The Art of Travel: Reviews
Boyd Tonkin in the Independent, 25 May 2002
Alain de Botton aims to change the way we travel. Forget about that breathless search for distant thrills, and concentrate on enjoying where you are – even in a motorway café. Boyd Tonkin meets the visionary voyager.
Having consoled us with philosophy and changed our lives with Proust, Alain de Botton now wants to help us think our way into happier times on our travels. Oh, bliss (so you imagine the reaction from his horde of fans): a six-pack of dreamy, creamy meditations on the glories of those sun-scorched beaches, misty rainforest glades and awesome peaks.
As it turns out, the nation’s favourite mass-market metaphysician finds more succour for the spirit amid the stained laminates and leathery buns of a service station. This forsaken place smells of “frying oil and lemon-scented floor polish” – and of the lonely melancholia of humans on the move. “In some ways I wanted to write a whole book about service stations,” he says, wistfully, pregnantly. “That may yet come.”
The Art of Travel (Hamish Hamilton, £14.99) does make it to a Barbados beach, as well as to that mysterious Merry Muncher. Yet De Botton cares more about perceptions than destinations. “At the heart of travel is a perceptual shift,” he explains. “And that perceptual shift doesn’t depend on going to an exotic or a faraway place.”
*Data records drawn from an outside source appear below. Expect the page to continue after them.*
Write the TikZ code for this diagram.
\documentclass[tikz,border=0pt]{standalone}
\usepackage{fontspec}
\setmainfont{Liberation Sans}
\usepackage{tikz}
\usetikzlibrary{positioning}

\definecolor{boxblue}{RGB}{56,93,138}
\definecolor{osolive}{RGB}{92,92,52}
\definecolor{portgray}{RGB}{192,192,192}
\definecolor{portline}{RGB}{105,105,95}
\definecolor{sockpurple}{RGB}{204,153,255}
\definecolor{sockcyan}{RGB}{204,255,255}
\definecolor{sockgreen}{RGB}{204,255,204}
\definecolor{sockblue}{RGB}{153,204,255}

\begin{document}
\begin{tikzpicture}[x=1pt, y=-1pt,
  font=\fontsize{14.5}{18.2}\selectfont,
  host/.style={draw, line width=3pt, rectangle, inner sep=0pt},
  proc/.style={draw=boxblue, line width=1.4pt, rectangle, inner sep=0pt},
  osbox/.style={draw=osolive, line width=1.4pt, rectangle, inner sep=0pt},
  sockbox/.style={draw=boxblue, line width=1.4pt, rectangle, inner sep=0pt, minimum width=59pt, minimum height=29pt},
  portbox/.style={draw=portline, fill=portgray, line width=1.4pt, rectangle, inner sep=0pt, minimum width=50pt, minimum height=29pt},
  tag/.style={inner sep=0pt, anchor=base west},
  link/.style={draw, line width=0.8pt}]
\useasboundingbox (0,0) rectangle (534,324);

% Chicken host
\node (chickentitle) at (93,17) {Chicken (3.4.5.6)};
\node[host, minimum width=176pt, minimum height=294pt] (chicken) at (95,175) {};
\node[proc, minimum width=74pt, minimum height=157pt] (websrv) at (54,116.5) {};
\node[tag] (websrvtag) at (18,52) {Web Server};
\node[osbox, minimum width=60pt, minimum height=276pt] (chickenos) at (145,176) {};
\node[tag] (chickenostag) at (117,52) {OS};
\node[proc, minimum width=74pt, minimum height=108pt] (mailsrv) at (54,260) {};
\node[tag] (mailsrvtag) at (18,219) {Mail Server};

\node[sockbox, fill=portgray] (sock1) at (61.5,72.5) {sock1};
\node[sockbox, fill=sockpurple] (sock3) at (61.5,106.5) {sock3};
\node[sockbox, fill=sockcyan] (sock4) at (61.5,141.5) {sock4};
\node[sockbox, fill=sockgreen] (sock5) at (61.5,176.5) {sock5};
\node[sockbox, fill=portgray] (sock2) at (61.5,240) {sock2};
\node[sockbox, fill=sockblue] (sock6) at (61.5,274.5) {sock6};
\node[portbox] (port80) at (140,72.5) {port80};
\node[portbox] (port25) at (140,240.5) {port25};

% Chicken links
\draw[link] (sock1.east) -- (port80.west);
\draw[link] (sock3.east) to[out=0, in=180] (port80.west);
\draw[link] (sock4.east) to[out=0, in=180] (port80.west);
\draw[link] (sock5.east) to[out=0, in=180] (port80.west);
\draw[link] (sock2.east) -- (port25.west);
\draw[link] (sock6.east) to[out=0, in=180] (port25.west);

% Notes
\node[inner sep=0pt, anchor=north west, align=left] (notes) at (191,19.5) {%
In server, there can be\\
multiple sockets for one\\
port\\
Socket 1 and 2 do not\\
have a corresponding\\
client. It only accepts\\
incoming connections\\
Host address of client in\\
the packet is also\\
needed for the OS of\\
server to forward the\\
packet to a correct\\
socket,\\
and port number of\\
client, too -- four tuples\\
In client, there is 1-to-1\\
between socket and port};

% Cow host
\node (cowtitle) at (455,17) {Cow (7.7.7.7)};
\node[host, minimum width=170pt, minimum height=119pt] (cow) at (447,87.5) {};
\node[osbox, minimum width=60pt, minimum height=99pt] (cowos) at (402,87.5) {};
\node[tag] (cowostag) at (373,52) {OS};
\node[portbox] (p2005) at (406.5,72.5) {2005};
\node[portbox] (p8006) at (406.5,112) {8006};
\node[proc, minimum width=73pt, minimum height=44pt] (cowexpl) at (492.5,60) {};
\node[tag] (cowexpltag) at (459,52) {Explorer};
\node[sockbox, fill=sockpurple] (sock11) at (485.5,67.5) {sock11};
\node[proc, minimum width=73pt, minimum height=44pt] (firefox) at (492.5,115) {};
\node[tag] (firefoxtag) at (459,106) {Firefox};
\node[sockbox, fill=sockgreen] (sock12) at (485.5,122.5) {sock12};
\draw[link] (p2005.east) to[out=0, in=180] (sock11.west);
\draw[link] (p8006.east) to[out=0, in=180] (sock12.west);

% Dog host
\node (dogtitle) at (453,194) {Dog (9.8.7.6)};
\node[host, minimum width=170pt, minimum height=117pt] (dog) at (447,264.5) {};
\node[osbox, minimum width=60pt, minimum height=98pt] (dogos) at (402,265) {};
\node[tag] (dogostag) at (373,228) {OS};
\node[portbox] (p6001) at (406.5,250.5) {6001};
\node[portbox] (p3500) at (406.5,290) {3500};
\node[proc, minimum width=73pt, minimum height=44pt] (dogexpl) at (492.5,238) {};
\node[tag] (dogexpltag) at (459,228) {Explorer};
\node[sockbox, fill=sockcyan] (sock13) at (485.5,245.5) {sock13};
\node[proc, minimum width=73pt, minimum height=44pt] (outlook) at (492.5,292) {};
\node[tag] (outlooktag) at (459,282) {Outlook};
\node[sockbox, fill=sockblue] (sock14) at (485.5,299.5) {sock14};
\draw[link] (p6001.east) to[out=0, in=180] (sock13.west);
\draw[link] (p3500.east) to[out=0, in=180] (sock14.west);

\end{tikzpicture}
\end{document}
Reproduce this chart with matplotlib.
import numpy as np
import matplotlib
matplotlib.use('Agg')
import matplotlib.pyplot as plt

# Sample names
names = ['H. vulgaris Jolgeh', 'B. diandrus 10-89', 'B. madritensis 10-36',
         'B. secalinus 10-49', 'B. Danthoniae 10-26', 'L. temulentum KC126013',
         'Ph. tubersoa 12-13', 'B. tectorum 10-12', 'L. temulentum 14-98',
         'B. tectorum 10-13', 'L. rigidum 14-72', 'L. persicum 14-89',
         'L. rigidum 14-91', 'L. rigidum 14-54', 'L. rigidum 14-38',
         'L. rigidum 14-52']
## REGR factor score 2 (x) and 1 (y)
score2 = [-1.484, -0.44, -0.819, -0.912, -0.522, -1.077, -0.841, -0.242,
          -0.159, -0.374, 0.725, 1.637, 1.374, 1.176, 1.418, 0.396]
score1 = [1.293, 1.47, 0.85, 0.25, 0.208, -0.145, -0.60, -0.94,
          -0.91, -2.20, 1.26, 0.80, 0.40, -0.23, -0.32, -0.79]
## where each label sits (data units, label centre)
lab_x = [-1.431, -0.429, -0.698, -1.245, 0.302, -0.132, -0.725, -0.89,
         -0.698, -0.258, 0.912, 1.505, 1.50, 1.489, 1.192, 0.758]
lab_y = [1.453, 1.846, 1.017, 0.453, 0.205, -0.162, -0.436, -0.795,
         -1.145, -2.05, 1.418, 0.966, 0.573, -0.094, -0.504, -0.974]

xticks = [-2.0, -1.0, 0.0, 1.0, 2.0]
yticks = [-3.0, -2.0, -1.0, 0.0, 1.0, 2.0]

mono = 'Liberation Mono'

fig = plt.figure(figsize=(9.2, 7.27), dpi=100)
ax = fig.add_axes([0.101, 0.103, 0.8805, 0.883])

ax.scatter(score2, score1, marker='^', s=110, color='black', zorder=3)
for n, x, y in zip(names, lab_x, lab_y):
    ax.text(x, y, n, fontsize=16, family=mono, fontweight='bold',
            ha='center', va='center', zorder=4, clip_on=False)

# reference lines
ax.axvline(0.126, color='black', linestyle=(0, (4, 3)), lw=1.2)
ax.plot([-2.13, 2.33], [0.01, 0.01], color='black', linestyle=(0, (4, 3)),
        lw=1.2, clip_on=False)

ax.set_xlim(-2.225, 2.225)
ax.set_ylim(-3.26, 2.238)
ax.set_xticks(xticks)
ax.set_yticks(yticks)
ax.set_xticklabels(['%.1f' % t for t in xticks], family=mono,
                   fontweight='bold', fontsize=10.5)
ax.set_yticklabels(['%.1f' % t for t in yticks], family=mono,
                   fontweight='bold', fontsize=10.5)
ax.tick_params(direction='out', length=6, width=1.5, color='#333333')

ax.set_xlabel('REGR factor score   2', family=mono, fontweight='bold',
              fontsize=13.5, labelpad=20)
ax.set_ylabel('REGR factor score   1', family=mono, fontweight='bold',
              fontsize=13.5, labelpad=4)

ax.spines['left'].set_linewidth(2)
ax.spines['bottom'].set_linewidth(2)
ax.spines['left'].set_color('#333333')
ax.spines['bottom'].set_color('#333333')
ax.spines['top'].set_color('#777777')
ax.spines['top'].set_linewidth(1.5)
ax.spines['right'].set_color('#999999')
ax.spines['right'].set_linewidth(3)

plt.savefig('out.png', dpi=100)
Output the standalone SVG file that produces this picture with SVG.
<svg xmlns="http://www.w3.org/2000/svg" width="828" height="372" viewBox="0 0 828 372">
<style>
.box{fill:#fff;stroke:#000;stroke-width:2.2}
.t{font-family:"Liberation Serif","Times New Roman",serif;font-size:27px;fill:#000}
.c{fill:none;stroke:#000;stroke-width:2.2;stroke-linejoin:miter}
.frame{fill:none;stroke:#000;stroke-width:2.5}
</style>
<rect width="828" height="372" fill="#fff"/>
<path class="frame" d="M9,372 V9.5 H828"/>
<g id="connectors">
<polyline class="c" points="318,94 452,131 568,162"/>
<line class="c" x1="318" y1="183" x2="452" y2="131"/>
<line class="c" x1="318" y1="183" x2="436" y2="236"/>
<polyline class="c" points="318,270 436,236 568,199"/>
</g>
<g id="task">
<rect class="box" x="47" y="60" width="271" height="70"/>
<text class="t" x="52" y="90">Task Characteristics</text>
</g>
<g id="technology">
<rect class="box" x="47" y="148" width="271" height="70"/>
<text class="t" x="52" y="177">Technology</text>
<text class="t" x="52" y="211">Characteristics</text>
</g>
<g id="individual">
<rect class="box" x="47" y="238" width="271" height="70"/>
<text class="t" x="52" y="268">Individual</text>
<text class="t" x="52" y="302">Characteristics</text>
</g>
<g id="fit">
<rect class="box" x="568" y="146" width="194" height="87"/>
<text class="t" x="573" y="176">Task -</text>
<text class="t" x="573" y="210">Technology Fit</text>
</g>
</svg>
As you would expect, the De Botton approach to travel would deflate the likes of Monsieur Michelin. In Madrid, the finger-wagging enthusiasm of a guidebook drives him under the hotel bedclothes in terror. A De Botton guide would take another route, he thinks. “It might say, ‘This afternoon, return to your hotel. Lie on the bed. Think – and despair about your life. Then go to sleep.’ And it would allow for that, rather than: On to the next monument!”
Should we cancel that city break, then? Not quite yet. As with De Botton’s self-help studies of the French novelist, and the European thinkers, this latest intellectual adventure sets off in pursuit of happiness. Soon, we learn that no brochure can offer this item for sale. After his Caribbean view has darkened into a cloud of anxieties, De Botton pinpoints the trouble with travel: “I had inadvertently brought myself with me.”
The author and his partner (“M”) bicker about next to nothing. “Squabbling with a partner on holiday is quite humbling,” he says. “You think, human beings are so ridiculous. We’ve just had an argument about the cap of the sun-cream and yet, historically, we’re incredibly privileged.”
The whole book functions as a sort of gloss on a quotation from John Ruskin: “No changing of place at a hundred miles an hour will make us one whit stronger, happier or wiser.” Add a zero to Ruskin’s 1860s steam velocity, and the point holds. Without a change of mind as well as scene, travel only means a burst of burning fuel. “It goes to the heart of happiness, I think,” De Botton says. “The only way to be happy is to realise how much depends on how you look at things.” Your own viewpoint will fix feelings far more solidly than any vista: “If you have to rank how happiness comes about,” he argues, “beauty is a worryingly weak ingredient, in terms of shifting mood.”